WHAT YOU ARE ASKED TO DO>
Retype the data that follows line by line, exactly, and leave its pictures out.

DATASET CONTENT>
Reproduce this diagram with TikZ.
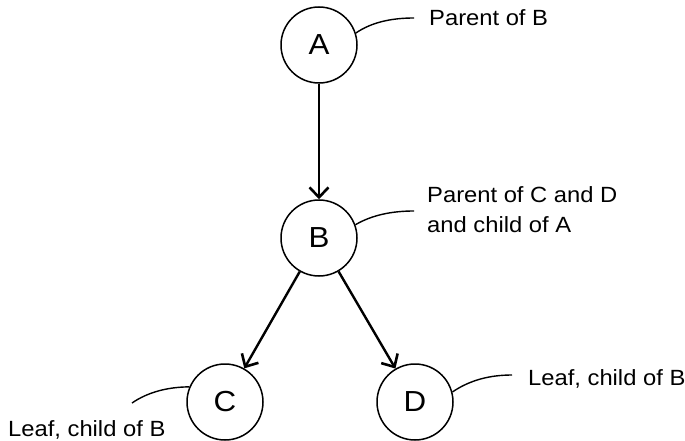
\documentclass[tikz,border=0pt]{standalone}
\usepackage{fontspec}
\setmainfont{Liberation Sans}[FakeStretch=1.08]
\usetikzlibrary{arrows.meta}
\begin{document}
\begin{tikzpicture}[x=1pt,y=-1pt,
  vtx/.style={circle,draw,line width=1.5pt,minimum size=76pt,inner sep=0pt,font=\fontsize{29}{32}\selectfont},
  arr/.style={line width=2.4pt,-{Straight Barb[length=10pt,width=19pt,line width=2.6pt]}},
  callout/.style={line width=1.4pt},
  note/.style={inner sep=0pt,anchor=west,align=left,font=\fontsize{22}{30}\selectfont}]
\useasboundingbox (0,0) rectangle (685,441);
\node[vtx] (A) at (319,45) {A};
\node[vtx] (B) at (319,238) {B};
\node[vtx] (C) at (225,402) {C};
\node[vtx] (D) at (415,402) {D};
\draw[arr] (A) -- (B);
\draw[arr] (B) -- (C);
\draw[arr] (B) -- (D);
\node[note] (nA) at (429,18) {Parent of B};
\node[note] (nB) at (427,210) {Parent of C and D\\and child of A};
\node[note] (nD) at (528,379) {Leaf, child of B};
\node[note] (nC) at (8,430) {Leaf, child of B};
\coordinate (eA) at (414,18);
\coordinate (eB) at (414,211);
\coordinate (eD) at (512,375);
\coordinate (eC) at (132,403);
\draw[callout] (A.18) .. controls (372,22) and (392,18) .. (eA);
\draw[callout] (B.20) .. controls (372,215) and (392,211) .. (eB);
\draw[callout] (D.15) .. controls (470,380) and (490,375) .. (eD);
\draw[callout] (C.157) .. controls (168,387) and (148,392) .. (eC);
\end{tikzpicture}
\end{document}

TASK RESULT>
Reproduce this diagram with TikZ.
\documentclass[tikz,border=0pt]{standalone}
\usepackage{fontspec}
\setmainfont{Liberation Sans}[FakeStretch=1.08]
\usetikzlibrary{arrows.meta}
\begin{document}
\begin{tikzpicture}[x=1pt,y=-1pt,
  vtx/.style={circle,draw,line width=1.5pt,minimum size=76pt,inner sep=0pt,font=\fontsize{29}{32}\selectfont},
  arr/.style={line width=2.4pt,-{Straight Barb[length=10pt,width=19pt,line width=2.6pt]}},
  callout/.style={line width=1.4pt},
  note/.style={inner sep=0pt,anchor=west,align=left,font=\fontsize{22}{30}\selectfont}]
\useasboundingbox (0,0) rectangle (685,441);
\node[vtx] (A) at (319,45) {A};
\node[vtx] (B) at (319,238) {B};
\node[vtx] (C) at (225,402) {C};
\node[vtx] (D) at (415,402) {D};
\draw[arr] (A) -- (B);
\draw[arr] (B) -- (C);
\draw[arr] (B) -- (D);
\node[note] (nA) at (429,18) {Parent of B};
\node[note] (nB) at (427,210) {Parent of C and D\\and child of A};
\node[note] (nD) at (528,379) {Leaf, child of B};
\node[note] (nC) at (8,430) {Leaf, child of B};
\coordinate (eA) at (414,18);
\coordinate (eB) at (414,211);
\coordinate (eD) at (512,375);
\coordinate (eC) at (132,403);
\draw[callout] (A.18) .. controls (372,22) and (392,18) .. (eA);
\draw[callout] (B.20) .. controls (372,215) and (392,211) .. (eB);
\draw[callout] (D.15) .. controls (470,380) and (490,375) .. (eD);
\draw[callout] (C.157) .. controls (168,387) and (148,392) .. (eC);
\end{tikzpicture}
\end{document}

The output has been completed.